■ Exercise aim:
Extract, exactly as written, each line from the start of the records below to the line containing "minimum size=188pt] (org)", both ends included; drop the pictures.

■ Record list:
>> begin
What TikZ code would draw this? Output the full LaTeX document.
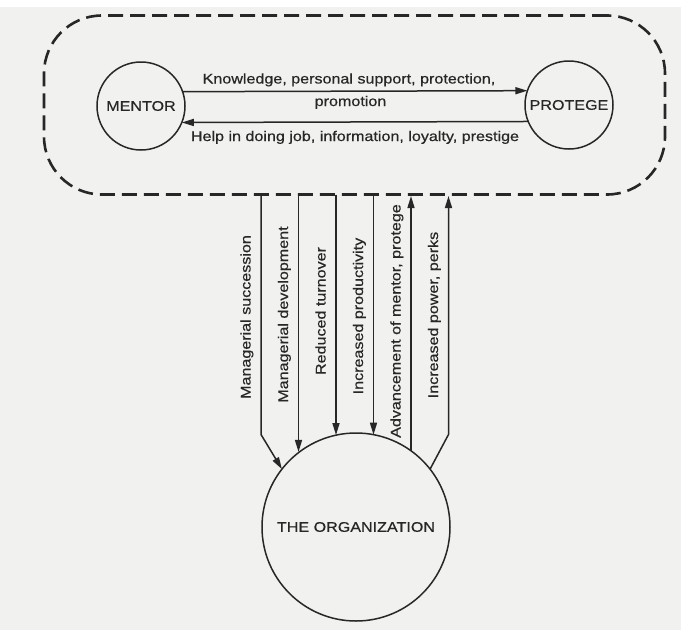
\documentclass[tikz,border=0pt]{standalone}
\usepackage{fontspec}
\setmainfont{Liberation Sans}[FakeStretch=1.15,FakeBold=0.5]
\usetikzlibrary{arrows.meta,calc}
\definecolor{ink}{HTML}{272727}
\definecolor{paper}{HTML}{F1F1EF}
\begin{document}
\begin{tikzpicture}[x=1pt,y=-1pt,
  flow/.style={draw=ink, line width=1.5pt, -{Triangle[length=12pt,width=7pt]}},
  party/.style={circle, draw=ink, line width=1.5pt, minimum size=88pt,
    inner sep=0pt, outer sep=0pt, font=\fontsize{14}{16}\selectfont, text=ink},
  lbl/.style={font=\fontsize{14}{16}\selectfont, text=ink, inner sep=0pt},
  vlbl/.style={lbl, rotate=90, anchor=base},
]
\useasboundingbox (0,0) rectangle (686,630);
\fill[white] (0,0) rectangle (686,630);
\fill[paper] (0,7) rectangle (681,630);

% dashed boundary around mentor and protege
\node[draw=ink, line width=2.6pt, dash pattern=on 15pt off 7pt,
  rounded corners=58pt, minimum width=621pt, minimum height=179pt,
  inner sep=0pt, outer sep=0pt] (pair) at (354.5,105) {};

% the three parties
\node[party] (mentor) at (141,106) {MENTOR};
\node[party] (protege) at (569,105) {PROTEGE};
\node[party, minimum size=188pt] (org) at (356,527) {THE ORGANIZATION};

% exchanges between mentor and protege
\draw[flow] (mentor.19.9) -- (protege.161.45);
\draw[flow] (protege.202.7) -- (mentor.338.7);
\node[lbl, anchor=base] (give1) at (349,83.5) {Knowledge, personal support, protection,};
\node[lbl, anchor=base] (give2) at (350.5,106) {promotion};
\node[lbl, anchor=base] (back) at (355,141) {Help in doing job, information, loyalty, prestige};

% attachment points on the lower edge of the boundary
\foreach \i/\x in {1/261,2/298.5,3/336,4/373.5,5/411,6/448.5}{
  \coordinate (x\i) at (\x,0);
  \coordinate (t\i) at (pair.south -| x\i);
}

% flows between the pair and the organization
\draw[flow] (t1) -- ($(t1)+(0,240)$) -- (org.142.2);
\draw[flow] (t2) -- (t2 |- org.127.7);
\draw[flow] (t3) -- (t3 |- org.102.3);
\draw[flow] (t4) -- (t4 |- org.79.3);
\draw[flow, shorten >=1.5pt] (t5 |- org.54.2) -- (t5);
\draw[flow, shorten >=1.5pt] (org.38.6) -- ($(t6)+(0,240)$) -- (t6);

\node[vlbl] (l1) at (250.5,317) {Managerial succession};
\node[vlbl] (l2) at (288,314.5) {Managerial development};
\node[vlbl] (l3) at (325.5,311) {Reduced turnover};
\node[vlbl] (l4) at (363,316) {Increased productivity};
\node[vlbl] (l5) at (400.5,321) {Advancement of mentor, protege};
\node[vlbl] (l6) at (438,315) {Increased power, perks};
\end{tikzpicture}
\end{document}
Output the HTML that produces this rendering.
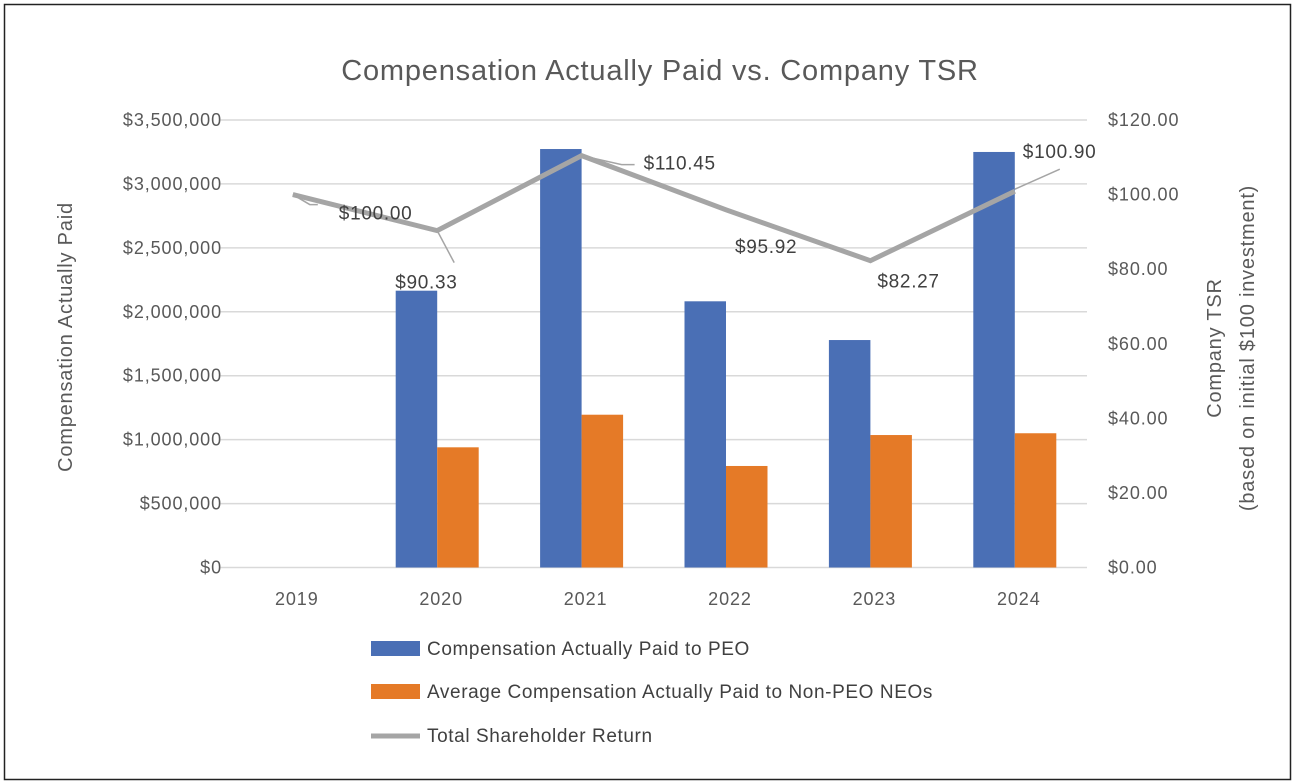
<!DOCTYPE html>
<html><head><meta charset="utf-8"><style>
html,body{margin:0;padding:0;background:#fff;}
svg{display:block;font-family:"Liberation Sans",sans-serif;}
</style></head><body>
<svg id="chart" width="1296" height="784" viewBox="0 0 1296 784">
<rect x="4.5" y="4.5" width="1286" height="775" fill="#fff" stroke="#222" stroke-width="1.5"/>
<text x="660" y="80" text-anchor="middle" font-size="29" letter-spacing="0.8" fill="#595959">Compensation  Actually Paid vs. Company TSR</text>
<g id="grid"></g><g id="bars"></g><g id="line"></g><g id="labels"></g><g id="axes"></g>
<text transform="translate(72,337) rotate(-90)" text-anchor="middle" font-size="20" letter-spacing="0.8" fill="#595959">Compensation Actually Paid</text>
<text transform="translate(1221,348) rotate(-90)" text-anchor="middle" font-size="20" letter-spacing="0.8" fill="#595959">Company TSR</text>
<text transform="translate(1254,348) rotate(-90)" text-anchor="middle" font-size="20" letter-spacing="0.8" fill="#595959">(based on initial $100 investment)</text>
<g>
<rect x="371" y="641" width="49" height="15" fill="#4a6fb5"/>
<text x="427" y="655" font-size="19" letter-spacing="0.6" fill="#404040">Compensation Actually Paid to PEO</text>
<rect x="371" y="684" width="49" height="15" fill="#e57a27"/>
<text x="427" y="698" font-size="19" letter-spacing="0.6" fill="#404040">Average Compensation Actually Paid to Non-PEO NEOs</text>
<line x1="371" y1="736" x2="420" y2="736" stroke="#a5a5a5" stroke-width="5"/>
<text x="427" y="742" font-size="19" letter-spacing="0.6" fill="#404040">Total Shareholder Return</text>
</g>
</svg>
<script>
const categories=["2019","2020","2021","2022","2023","2024"];
const peoValues=[null,2165000,3273000,2082000,1779000,3250000];
const neoValues=[null,940000,1195000,794000,1036000,1050000];
const tsrValues=[100.00,90.33,110.45,95.92,82.27,100.90];
const tsrLabels=["$100.00","$90.33","$110.45","$95.92","$82.27","$100.90"];
const leftTicks=[0,500000,1000000,1500000,2000000,2500000,3000000,3500000];
const leftTickLabels=["$0","$500,000","$1,000,000","$1,500,000","$2,000,000","$2,500,000","$3,000,000","$3,500,000"];
const rightTicks=[0,20,40,60,80,100,120];
const rightTickLabels=["$0.00","$20.00","$40.00","$60.00","$80.00","$100.00","$120.00"];

const NS="http://www.w3.org/2000/svg";
const X0=220.6,X1=1087,Y0=567.5,Y1=120;
const step=(X1-X0)/categories.length;
const xc=i=>X0+step*(i+0.5);
const yL=v=>Y0-(v/3500000)*(Y0-Y1);
const yR=v=>Y0-(v/120)*(Y0-Y1);
function mk(tag,attrs,parent,txt){const e=document.createElementNS(NS,tag);for(const k in attrs)e.setAttribute(k,attrs[k]);if(txt!==undefined)e.textContent=txt;document.getElementById(parent).appendChild(e);return e;}
const bw=41.5;
const TS={'font-size':18,'letter-spacing':0.9,fill:'#595959'};
leftTicks.forEach((t,i)=>{
  const g=mk('line',{x1:X0,x2:X1,y1:yL(t),y2:yL(t),stroke:'#d9d9d9','stroke-width':1.5},'grid');
  
  
  const l=mk('text',Object.assign({x:222,y:yL(t)+6,'text-anchor':'end'},TS),'axes',leftTickLabels[i]);
  
  
});
rightTicks.forEach((t,i)=>{
  const l=mk('text',Object.assign({x:1108,y:yR(t)+6},TS),'axes',rightTickLabels[i]);
  
  
});
categories.forEach((c,i)=>{
  const l=mk('text',Object.assign({x:xc(i)+4,y:605,'text-anchor':'middle'},TS),'axes',c);
  
  
  if(peoValues[i]!=null){
    const b=mk('rect',{x:xc(i)-bw,y:yL(peoValues[i]),width:bw,height:Y0-yL(peoValues[i]),fill:'#4a6fb5'},'bars');
    
    
  }
  if(neoValues[i]!=null){
    const b=mk('rect',{x:xc(i),y:yL(neoValues[i]),width:bw,height:Y0-yL(neoValues[i]),fill:'#e57a27'},'bars');
    
    
  }
});
const pts=tsrValues.map((v,i)=>xc(i)+','+yR(v)).join(' ');
const pl=mk('polyline',{points:pts,fill:'none',stroke:'#a5a5a5','stroke-width':5,'stroke-linejoin':'miter'},'line');


const off=[[46,25],[-42,58],[62,14],[9,43],[7,27],[8,-33]];
const leaders=[[[0,0],[17,10],[25,10]],[[0,0],[17,32]],[[0,0],[40,9],[53,9]],null,null,[[0,-2],[45,-22]]];
tsrValues.forEach((v,i)=>{
  const x=xc(i),y=yR(v);
  if(leaders[i]){
    const lp=mk('polyline',{points:leaders[i].map(p=>(x+p[0])+','+(y+p[1])).join(' '),fill:'none',stroke:'#a5a5a5','stroke-width':1.5},'labels');
    
    
  }
  const t=mk('text',{x:x+off[i][0],y:y+off[i][1],'font-size':19,'letter-spacing':0.7,fill:'#404040'},'labels',tsrLabels[i]);
  
  
});
</script>
</body></html>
>> end
■ Task result:
What TikZ code would draw this? Output the full LaTeX document.
\documentclass[tikz,border=0pt]{standalone}
\usepackage{fontspec}
\setmainfont{Liberation Sans}[FakeStretch=1.15,FakeBold=0.5]
\usetikzlibrary{arrows.meta,calc}
\definecolor{ink}{HTML}{272727}
\definecolor{paper}{HTML}{F1F1EF}
\begin{document}
\begin{tikzpicture}[x=1pt,y=-1pt,
  flow/.style={draw=ink, line width=1.5pt, -{Triangle[length=12pt,width=7pt]}},
  party/.style={circle, draw=ink, line width=1.5pt, minimum size=88pt,
    inner sep=0pt, outer sep=0pt, font=\fontsize{14}{16}\selectfont, text=ink},
  lbl/.style={font=\fontsize{14}{16}\selectfont, text=ink, inner sep=0pt},
  vlbl/.style={lbl, rotate=90, anchor=base},
]
\useasboundingbox (0,0) rectangle (686,630);
\fill[white] (0,0) rectangle (686,630);
\fill[paper] (0,7) rectangle (681,630);

% dashed boundary around mentor and protege
\node[draw=ink, line width=2.6pt, dash pattern=on 15pt off 7pt,
  rounded corners=58pt, minimum width=621pt, minimum height=179pt,
  inner sep=0pt, outer sep=0pt] (pair) at (354.5,105) {};

% the three parties
\node[party] (mentor) at (141,106) {MENTOR};
\node[party] (protege) at (569,105) {PROTEGE};
\node[party, minimum size=188pt] (org) at (356,527) {THE ORGANIZATION};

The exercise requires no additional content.